Why don't we learn about Islamic scientists in school? This is a growing concern among educators and historians. The Eurocentric framing of the history of science, which tends to move directly from ancient Greece to the European Renaissance, systematically omits the Islamic Golden Age. Efforts to correct this gap are underway in multiple countries, and organisations such as 1001 Inventions have produced widely used educational resources documenting Islamic scientific contributions for school-age audiences.
Did Muslim women contribute to science during the Islamic Golden Age? Yes, though their contributions are less well documented than those of male scholars. Mariam al-Ijliyya (10th century) was a renowned astrolabe maker in Aleppo. Fatima al-Fihri founded the University of al-Qarawiyyin in Fez, Morocco, in 859 CE - recognised by UNESCO and Guinness World Records as the oldest existing and continually operating university in the world. Zainab al-Shahda was a prominent 12th-century calligrapher and scholar in Baghdad. The limited documentation of women's contributions reflects the patriarchal social structures of the period, not an absence of female intellectual participation.
Where can I learn more about Islamic contributions to science? Recommended resources include Jim al-Khalili's "Pathfinders: The Golden Age of Arabic Science" (Penguin, 2010), Ehsan Masood's "Science and Islam: A History" (Icon Books, 2009), the educational initiative 1001 Inventions (www.1001inventions.com), and the academic journal "Arabic Sciences and Philosophy" (Cambridge University Press). For younger readers, the National Geographic book "1001 Inventions and Awesome Facts from Muslim Civilization" provides an accessible introduction.
The Islamic contribution to science is not a minor footnote in the history of human knowledge. It is a central chapter - one that spans centuries, encompasses virtually every scientific discipline, and directly shaped the trajectory of modern science. The scholars of the Islamic Golden Age did not work in spite of their faith; they worked because of it. The Quran's insistence that the natural world is a book of signs to be read, studied, and understood created an intellectual culture in which scientific inquiry was not merely tolerated but celebrated as a form of worship.

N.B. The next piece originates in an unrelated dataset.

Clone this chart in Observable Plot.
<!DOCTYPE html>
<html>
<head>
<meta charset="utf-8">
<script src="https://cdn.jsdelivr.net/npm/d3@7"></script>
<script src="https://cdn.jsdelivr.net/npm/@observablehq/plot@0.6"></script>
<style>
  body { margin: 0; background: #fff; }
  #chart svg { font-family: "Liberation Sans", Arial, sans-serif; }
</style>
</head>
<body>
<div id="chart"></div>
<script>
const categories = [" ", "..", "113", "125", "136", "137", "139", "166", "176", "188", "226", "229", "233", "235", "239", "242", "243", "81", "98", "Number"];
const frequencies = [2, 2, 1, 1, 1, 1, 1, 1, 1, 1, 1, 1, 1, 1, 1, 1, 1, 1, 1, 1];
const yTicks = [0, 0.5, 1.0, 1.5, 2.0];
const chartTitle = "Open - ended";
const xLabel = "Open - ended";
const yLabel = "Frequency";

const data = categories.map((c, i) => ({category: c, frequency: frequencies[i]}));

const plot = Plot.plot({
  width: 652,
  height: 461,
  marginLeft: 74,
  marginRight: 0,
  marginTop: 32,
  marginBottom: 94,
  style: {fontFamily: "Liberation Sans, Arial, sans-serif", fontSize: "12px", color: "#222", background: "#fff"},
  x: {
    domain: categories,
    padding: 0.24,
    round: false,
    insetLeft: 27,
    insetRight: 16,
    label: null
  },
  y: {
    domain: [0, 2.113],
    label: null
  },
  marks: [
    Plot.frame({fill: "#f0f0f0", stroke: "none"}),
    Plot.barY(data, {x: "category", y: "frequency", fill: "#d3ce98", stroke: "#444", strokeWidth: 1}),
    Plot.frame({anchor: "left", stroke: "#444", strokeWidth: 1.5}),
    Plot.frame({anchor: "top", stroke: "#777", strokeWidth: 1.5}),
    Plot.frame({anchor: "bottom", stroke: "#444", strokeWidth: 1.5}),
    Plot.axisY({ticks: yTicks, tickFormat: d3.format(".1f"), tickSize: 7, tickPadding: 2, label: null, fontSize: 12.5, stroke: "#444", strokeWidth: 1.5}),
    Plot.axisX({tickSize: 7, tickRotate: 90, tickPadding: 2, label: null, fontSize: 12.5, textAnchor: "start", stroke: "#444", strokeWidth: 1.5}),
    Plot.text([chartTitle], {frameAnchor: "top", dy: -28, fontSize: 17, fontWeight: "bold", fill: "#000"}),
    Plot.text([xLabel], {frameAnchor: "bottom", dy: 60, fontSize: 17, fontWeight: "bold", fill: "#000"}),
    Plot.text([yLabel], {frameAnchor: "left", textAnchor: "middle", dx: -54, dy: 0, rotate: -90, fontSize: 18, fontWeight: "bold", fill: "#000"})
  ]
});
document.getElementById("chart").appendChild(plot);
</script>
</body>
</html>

The implications of this history extend well beyond historical curiosity. For Muslim communities today, it provides a powerful counter-narrative to the claim that Islam and science are in tension - a claim that is not merely false but historically illiterate. For non-Muslim audiences, it reveals the extent to which modern science stands on foundations that were laid by Muslim scholars. And for all of us, it serves as a reminder that the pursuit of knowledge flourishes best when civilisations invest in institutions of learning, welcome contributions from diverse sources, and treat the expansion of human understanding as a shared and sacred enterprise.

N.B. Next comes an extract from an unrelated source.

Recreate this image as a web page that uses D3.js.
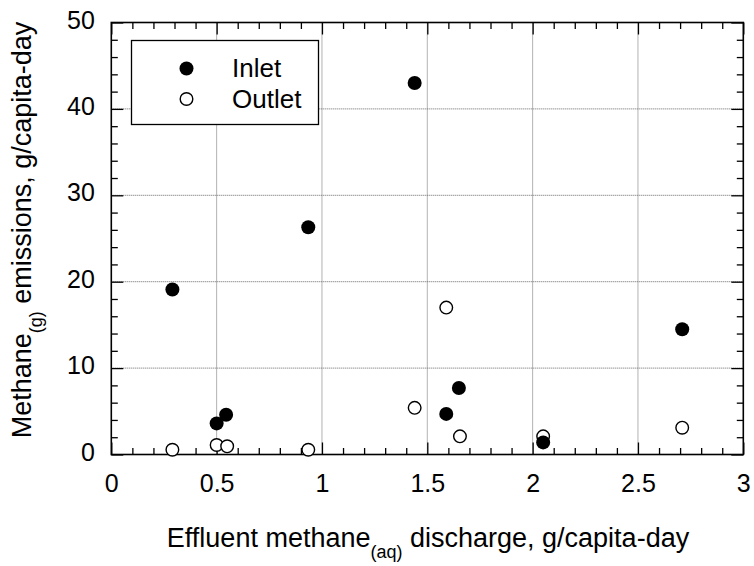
<!DOCTYPE html>
<html><head><meta charset="utf-8">
<script src="https://cdn.jsdelivr.net/npm/d3@7"></script>
<style>body{margin:0;background:#fff}svg{display:block}text{font-family:"Liberation Sans",Arial,sans-serif;fill:#000}</style>
</head><body><div id="chart"></div>
<script>
const inletX = [0.29, 0.50, 0.545, 0.935, 1.44, 1.59, 1.65, 2.05, 2.71];
const inletY = [19.1, 3.6, 4.6, 26.3, 43.0, 4.7, 7.7, 1.4, 14.5];
const outletX = [0.29, 0.50, 0.55, 0.935, 1.44, 1.59, 1.655, 2.05, 2.71];
const outletY = [0.55, 1.1, 0.95, 0.55, 5.4, 17.0, 2.1, 2.1, 3.1];
const xTicks = [0, 0.5, 1, 1.5, 2, 2.5, 3];
const yTicks = [0, 10, 20, 30, 40, 50];
const seriesNames = ["Inlet", "Outlet"];

const W = 754, H = 566;
const m = {l: 111.3, r: 10.7, t: 22.5, b: 111.5};
const svg = d3.select("#chart").append("svg").attr("width", W).attr("height", H);
const x = d3.scaleLinear().domain([0, 3]).range([m.l, W - m.r]);
const y = d3.scaleLinear().domain([0, 50]).range([H - m.b, m.t]);
const x0 = x(0), x1 = x(3), y0 = y(0), y1 = y(50);

// grid
const g = svg.append("g");
g.selectAll(".gx").data(xTicks.slice(1, -1)).join("line")
  .attr("x1", d => x(d)).attr("x2", d => x(d)).attr("y1", y0).attr("y2", y1)
  .attr("stroke", "#666").attr("stroke-width", 1).attr("stroke-dasharray", "1,1");
g.selectAll(".gy").data(yTicks.slice(1, -1)).join("line")
  .attr("y1", d => y(d)).attr("y2", d => y(d)).attr("x1", x0).attr("x2", x1)
  .attr("stroke", "#666").attr("stroke-width", 1).attr("stroke-dasharray", "1,1");

// axes with inward ticks
const xMinor = d3.range(0, 3.0001, 0.1).filter(v => Math.abs(v*2 - Math.round(v*2)) > 1e-6);
const yMinor = d3.range(0, 50.0001, 2).filter(v => v % 10 !== 0);
const fmt = d => String(d);
function addAxis(axisFn, scale, tr, ticks, minor, labels) {
  const a1 = svg.append("g").attr("transform", tr)
    .call(axisFn(scale).tickValues(ticks).tickSize(-12).tickFormat(labels ? fmt : ""));
  const a2 = svg.append("g").attr("transform", tr)
    .call(axisFn(scale).tickValues(minor).tickSize(-6.5).tickFormat(""));
  [a1, a2].forEach(a => {
    a.select(".domain").remove();
    a.selectAll(".tick line").attr("stroke", "#000").attr("stroke-width", 1.3);
  });
  return a1;
}
const xb = addAxis(d3.axisBottom, x, `translate(0,${y0})`, xTicks, xMinor, true);
xb.selectAll(".tick text").attr("y", 37).attr("dy", 0).style("font-size", "25px");
addAxis(d3.axisTop, x, `translate(0,${y1})`, xTicks, xMinor, false);
const yl = addAxis(d3.axisLeft, y, `translate(${x0},0)`, yTicks, yMinor, true);
yl.selectAll(".tick text").attr("x", -16.5).attr("dy", "0.22em").style("font-size", "25px");
addAxis(d3.axisRight, y, `translate(${x1},0)`, yTicks, yMinor, false);
svg.append("rect").attr("x", x0).attr("y", y1).attr("width", x1 - x0).attr("height", y0 - y1)
  .attr("fill", "none").attr("stroke", "#000").attr("stroke-width", 1.6);

// points
const inlet = inletX.map((v, i) => ({x: v, y: inletY[i]}));
const outlet = outletX.map((v, i) => ({x: v, y: outletY[i]}));
svg.append("g").selectAll("circle").data(outlet).join("circle")
  .attr("cx", d => x(d.x)).attr("cy", d => y(d.y)).attr("r", 6.3)
  .attr("fill", "#fff").attr("stroke", "#000").attr("stroke-width", 1.4);
svg.append("g").selectAll("circle").data(inlet).join("circle")
  .attr("cx", d => x(d.x)).attr("cy", d => y(d.y)).attr("r", 7)
  .attr("fill", "#000");

// legend
const lg = svg.append("g");
lg.append("rect").attr("x", 131.5).attr("y", 40.5).attr("width", 187).attr("height", 84)
  .attr("fill", "#fff").attr("stroke", "#000").attr("stroke-width", 1.3);
lg.append("circle").attr("cx", 186.5).attr("cy", 68.5).attr("r", 7).attr("fill", "#000");
lg.append("circle").attr("cx", 186.5).attr("cy", 99).attr("r", 6.3).attr("fill", "#fff")
  .attr("stroke", "#000").attr("stroke-width", 1.4);
lg.append("text").attr("x", 232).attr("y", 76.5).style("font-size", "26px").text(seriesNames[0]);
lg.append("text").attr("x", 232).attr("y", 107.5).style("font-size", "26px").text(seriesNames[1]);

// axis titles
const xt = svg.append("text").attr("x", 428).attr("y", 547)
  .attr("text-anchor", "middle").style("font-size", "27px");
xt.append("tspan").text("Effluent methane");
xt.append("tspan").attr("dy", 11).style("font-size", "18px").text("(aq)");
xt.append("tspan").attr("dy", -11).text(" discharge, g/capita-day");

const yt = svg.append("text").attr("transform", `translate(31,230) rotate(-90)`)
  .attr("text-anchor", "middle").style("font-size", "27px");
yt.append("tspan").text("Methane");
yt.append("tspan").attr("dy", 11).style("font-size", "18px").text("(g)");
yt.append("tspan").attr("dy", -11).text(" emissions, g/capita-day");
</script></body></html>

References: Quran (translations referenced from Sahih International). Sahih al-Bukhari. Sahih Muslim. Sunan Ibn Majah. Sunan Abu Dawud. Jim al-Khalili, "Pathfinders: The Golden Age of Arabic Science" (Penguin, 2010). Ehsan Masood, "Science and Islam: A History" (Icon Books, 2009). David Lindberg, "Theories of Vision from al-Kindi to Kepler" (University of Chicago Press, 1976). George Saliba, "Islamic Science and the Making of the European Renaissance" (MIT Press, 2007). Seyyed Hossein Nasr, "Islamic Science: An Illustrated Study" (World of Islam Festival Publishing, 1976). Donald Hill, "Islamic Science and Engineering" (Edinburgh University Press, 1993).